Notes on Daniel Stoljar's “The Conceivability Argument and Two Conceptions of the Physical” (Phil. Perspectives 15, 2001)
In this paper, Stoljar attacks Chalmers’ conceivability argument for property dualism. Recall that the conceivability argument runs as follows:
1. It is conceivable that I have a zombie-twin, i.e., someone physically identical to me and yet who lacks phenomenal consciousness.
2. If it is conceivable that I have a zombie-twin, then it is possible that I have a zombie-twin.
3. If it is possible that I have a zombie-twin, then physicalism is false.
4. Therefore, physicalism is false.
In addition to his t-physical/o-physical property distinction, Stoljar brings in Van Cleve’s weak/strong conceivability distinction. Weak conceivability is the inability to conceive that P is impossible, and strong conceivability is the ability to conceive that P is possible. Among other problems, the former allows that Goldbach’s Conjecture both is and isn’t conceivable, in which case it is not a reliable guide to possibility.

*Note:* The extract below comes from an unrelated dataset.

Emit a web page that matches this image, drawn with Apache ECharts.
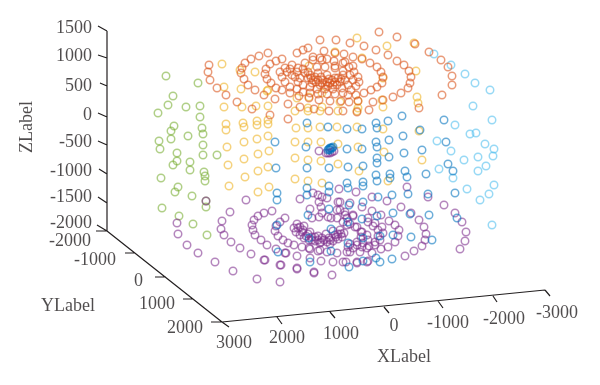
<!DOCTYPE html>
<html><head><meta charset="utf-8">
<style>html,body{margin:0;padding:0;background:#fff}#c{width:600px;height:385px}</style>
<script src="https://cdn.jsdelivr.net/npm/echarts@6/dist/echarts.min.js"></script>
</head><body><div id="c"></div>
<script>
// Sphere points, in projected plot units.
const greenPoints=[[166,76],[198,83],[173,96],[168,105],[158,113],[186,107],[200,106],[200,117],[174,126],[202,128],[171,131],[203,134],[188,136],[171,139],[159,141],[160,149],[203,145],[177,153],[203,155],[217,155],[177,161],[173,165],[190,162],[190,170],[204,172],[205,176],[205,181],[161,178],[178,187],[175,192],[192,196],[206,201],[206,207],[162,208],[179,216],[193,224],[207,235]];
const yellowPoints=[[222,64],[255,72],[240,70],[224,87],[241,89],[268,90],[224,107],[242,107],[256,106],[268,106],[226,124],[226,130],[243,123],[244,127],[257,121],[257,125],[268,120],[268,124],[244,142],[257,139],[268,136],[227,147],[258,154],[269,151],[244,159],[228,165],[258,171],[245,177],[268,167],[229,186],[258,192],[269,187],
[296,128],[308,128],[320,127],[337,127],[357,127],[295,142],[308,142],[321,142],[338,144],[358,147],[295,158],[308,160],[321,161],[338,164],[359,171],[295,179],[308,181],[322,183],[295,111],[308,111],[320,111],[338,111],[357,111],[297,98],[309,97],[322,93],[340,102],[358,101],[382,100],[322,107],[308,108],[358,108],[383,107],[309,66],[335,52],[357,38],[387,46],[414,43],[416,71],[417,97],[418,103],[383,78],[362,58],[383,129],[419,131],[384,152],[422,160],[388,181],[267,91]];
const lightBluePoints=[[437,141],[455,125],[451,151],[470,134],[476,133],[485,144],[494,149],[493,156],[478,157],[464,160],[492,120],[473,106],[490,90],[475,83],[465,74],[451,65],[434,54],[439,169],[453,178],[486,166],[478,171],[494,185],[489,194],[480,200],[467,189],[492,225]];
const purplePoints=[[206,201],[246,200],[230,212],[222,221],[221,229],[224,235],[231,242],[240,248],[251,254],[264,260],[281,265],[297,269],[314,272],[332,275],[177,223],[178,234],[187,245],[198,253],[215,262],[233,271],[257,279],[280,282],
[272,211],[264,213],[258,216],[254,220],[252,225],[253,230],[255,235],[261,240],[267,245],[276,249],[286,253],[297,256],[310,258],[321,261],[333,262],[343,262],
[285,218],[280,222],[276,226],[275,231],[278,236],[283,240],[288,243],[294,245],[302,247],[310,249],[318,251],[327,252],[337,253],[347,252],
[297,224],[294,228],[296,232],[300,235],[304,238],[309,240],[315,241],[321,242],[327,242],[333,241],[338,239],[342,237],[344,233],[340,230],[335,235],[329,238],[322,238],[315,237],[308,234],[303,230],[300,227],[304,226],[310,232],[318,236],[326,234],[333,231],[338,234],[312,240],[320,243],[330,244],[298,228],[302,232],[306,236],[312,237],[318,240],[324,240],[330,240],[336,237],[341,234],
[300,199],[313,193],[319,202],[327,198],[339,189],[338,202],[321,207],[310,209],[319,217],[331,218],[340,210],[347,218],[322,197],[312,218],[318,195],
[337,210],[345,215],[353,215],[368,218],[375,223],[382,227],[383,233],[380,240],[375,245],[367,248],[360,252],[350,252],[322,213],[328,217],[337,218],[347,225],[355,227],[362,232],[367,235],[368,240],[363,243],[357,245],[348,247],
[265,260],[280,265],[297,268],[314,273],[357,262],[367,262],[320,250],[309,248],[285,253],
[407,187],[428,197],[444,205],[455,213],[462,222],[466,232],[465,241],[460,249],[356,192],[372,197],[387,201],[401,207],[411,213],[419,220],[424,227],[426,234],[425,240],[422,246],[414,251],[405,256],[388,247],[381,249],[372,253],[368,261],[357,263],[346,262],
[350,203],[362,207],[372,211],[381,215],[389,221],[395,225],[399,230],[398,236],[395,242],[345,212],[353,216],[368,222],[373,226],[378,230],[378,236],[375,242],[369,246],[362,247],[353,248],[340,202],
[343,222],[350,224],[357,227],[361,232],[361,237],[357,242],[350,244],
[319,151],[326,153],[328,153],[330,153],[332,152],[334,151]];
const bluePoints=[[307,123],[328,127],[347,129],[362,129],[376,123],[377,128],[388,121],[402,116],[275,142],[306,147],[347,149],[362,149],[376,142],[377,147],[389,140],[403,136],[404,153],[389,157],[377,158],[377,163],[420,130],[422,150],[444,120],[446,142],
[276,168],[307,168],[329,168],[348,167],[363,166],[405,171],[407,177],[390,174],[390,178],[376,175],[377,181],[363,182],[363,186],[347,183],[348,188],[408,194],[392,195],[378,197],[363,202],[349,205],[428,194],[455,193],[448,164],[453,171],[426,174],
[277,193],[277,200],[307,188],[307,195],[329,186],[329,192],[329,209],[308,215],[277,225],[309,238],[331,229],[278,252],[310,262],[331,251],[348,243],[349,267],[429,215],[457,218],[410,214],[393,213],[377,216],[362,219],[348,222],[411,237],[432,240],[393,235],[380,236],[363,238],[392,259],[380,262],[376,258],[363,261],
[329,149],[330,148],[331,148],[332,148],[333,147],[328,150],[330,150]];
const orangePoints=[[209,65],[208,72],[210,80],[217,88],[226,95],[237,102],[252,109],[270,115],[288,119],
[268,53],[259,56],[251,59],[245,63],[242,68],[241,73],[244,79],[248,85],[255,90],[264,95],[275,99],[288,104],[300,107],[314,109],[329,111],[343,111],
[282,59],[276,61],[270,64],[266,69],[265,74],[267,79],[271,83],[276,88],[282,90],[290,93],[299,96],[309,98],[319,100],[330,101],[341,101],
[297,53],[303,50],[308,48],[320,40],[336,40],[350,43],[313,57],[324,51],[335,53],[344,54],[353,57],[322,60],[334,61],[345,62],[353,66],
[379,32],[397,37],[415,44],[429,52],[441,60],[448,67],[452,76],[452,85],[442,95],[419,108],[364,46],[376,50],[388,55],[397,61],[404,65],[409,71],[411,77],[410,83],[408,88],[401,93],[393,97],[383,100],[373,102],[369,110],[358,101],[357,112],[349,102],
[362,59],[370,63],[377,67],[381,72],[383,77],[382,83],[377,87],[371,90],[364,93],[356,95],[348,95],
[280,72],[282,77],[285,82],[290,87],[297,89],[303,92],[310,93],[318,94],[327,94],[335,94],[343,93],[351,90],[356,86],[359,82],[358,77],[354,72],[349,67],[343,63],[335,66],[327,59],[285,68],[292,65],[298,68],[305,63],[313,60],[320,58],
[297,72],[295,77],[298,82],[303,85],[310,87],[317,89],[325,89],[333,89],[342,88],[348,85],[353,80],[350,75],[343,71],[335,68],[325,67],[317,67],[303,69],[287,72],[290,69],[292,75],[300,78],[305,73],
[308,72],[308,78],[313,80],[322,83],[330,83],[338,78],[343,75],[335,78],[327,75],[318,73],[315,77],[323,80],[332,80],[340,82],[345,80],[310,75],[318,80],[327,82],[335,82],[312,83],[320,85],[328,86],[337,85],[311,78],[316,82],[325,85],[333,85],[341,79],[329,79],[321,77]];

// Box edges and ticks.
const zAxisLine=[[107,31],[107,231]];
const yAxisLine=[[107,231],[222,322]];
const xAxisLine=[[222,322],[545,290]];
const zTicks=[[[98,26],[107,31]],[[98,55],[107,58]],[[100,83],[107,86]],[[98,113],[107,117]],[[98,141],[107,145]],[[99,169],[107,174]],[[98,197],[107,203]],[[97,225],[107,231]]];
const yTicks=[[[96,231],[107,231]],[[125,253],[135,253]],[[155,277],[166,277]],[[183,299],[193,299]],[[211,322],[222,322]]];
const xTicks=[[[222,322],[229,327]],[[277,317],[282,324]],[[330,312],[335,318]],[[384,307],[389,313]],[[438,301],[443,308]],[[493,296],[497,302]],[[545,290],[550,296]]];

// Tick labels: [x, y, text].
const zLabels=[[92,28,'1500'],[92,56,'1000'],[92,86,'500'],[92,115,'0'],[92,142,'-500'],[92,171,'-1000'],[92,197,'-1500'],[92,223,'-2000']];
const yLabels=[[91,241,'-2000'],[116,260,'-1000'],[143,281,'0'],[175,304,'1000'],[203,328,'2000']];
const xLabels=[[234,343,'3000'],[287,338,'2000'],[341,334,'1000'],[394,326,'0'],[448,323,'-1000'],[504,319,'-2000'],[557,313,'-3000']];
const axisTitles=[[404,357,'XLabel',0],[68,306,'YLabel',0],[27,127,'ZLabel',90]];

const ink='#231f20', fontSize=18, fontFamily='"Liberation Serif", serif';
const joined=lists=>lists.flatMap((l,i)=>i?[['-','-'],...l]:l);
const ring=(name,data,color)=>({type:'scatter',name,data,symbol:'circle',symbolSize:7.5,silent:true,
  itemStyle:{color:'transparent',borderColor:color,borderWidth:1.5,opacity:.58}});
const text=(data,align)=>({type:'scatter',data:data.map(d=>({value:[d[0],d[1]],label:{formatter:d[2]}})),symbolSize:0,silent:true,
  label:{show:true,position:[0,0],align,verticalAlign:'middle',color:ink,fontSize,fontFamily}});

echarts.init(document.getElementById('c'),null,{renderer:'canvas'}).setOption({
  animation:false,backgroundColor:'#fff',
  grid:{left:0,right:0,top:0,bottom:0},
  xAxis:{type:'value',min:0,max:600,show:false},
  yAxis:{type:'value',min:0,max:385,inverse:true,show:false},
  series:[
    {type:'line',data:joined([zAxisLine,yAxisLine,xAxisLine,...zTicks,...yTicks,...xTicks]),symbol:'none',silent:true,connectNulls:false,
     lineStyle:{color:ink,width:1.2}},
    ring('yellow',yellowPoints,'#EDB120'),
    ring('green',greenPoints,'#77AC30'),
    ring('lightblue',lightBluePoints,'#4DBEEE'),
    ring('purple',purplePoints,'#7E2F8E'),
    ring('blue',bluePoints,'#0072BD'),
    ring('orange',orangePoints,'#D95319'),
    text(zLabels,'right'),text(yLabels,'right'),text(xLabels,'center'),
    {type:'scatter',symbolSize:0,silent:true,
     data:axisTitles.map(d=>({value:[d[0],d[1]],label:{formatter:d[2],rotate:d[3]}})),
     label:{show:true,position:[0,0],align:'center',verticalAlign:'middle',color:ink,fontSize,fontFamily}}
  ]
});
</script></body></html>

Goldbach’s Conjecture isn’t strongly conceivable, however, and therefore (in conjunction with other virtues) strong conceivability provides prima facie justification for modal propositions.
Stoljar brings these two distinctions to bear upon Chalmers’ conceivability argument by using them to construct a dilemma against it: Start off with the assumption that “conceivable” is intended to be read as “strongly conceivable” throughout Chalmers’ argument. Then:
1. Either “the physical facts” are to be read throughout the argument as “the t-physical facts” or as “the o-physical facts”.
2. If they are to be read as “the t-physical facts”, then although the argument is valid, we have no reason to think it is sound. For the extra, o-physical facts, when combined with the t-physical facts, may then metaphysically necessitate that the twin is not a zombie, in which case (3) would be false.
3. If they are to be read as “the o-physical facts”, then the argument is invalid. For then ‘conceivable’ in (1) can only be truly read as ‘weakly conceivable’ (in which case there is an equivocation in the use of “conceivable” between (1) and (2)).
4. Therefore, either the argument is invalid, or we have no reason to think it is sound.
In short, Chalmers’ argument fails by artificially limiting the consciousness-relevant properties to t-physical properties.
*Stoljar’s own position is “o-physicalism” – the view that physical objects have o-physical properties in addition to their t-physical properties – which is, roughly, a modern version of Russell’s neutral monism.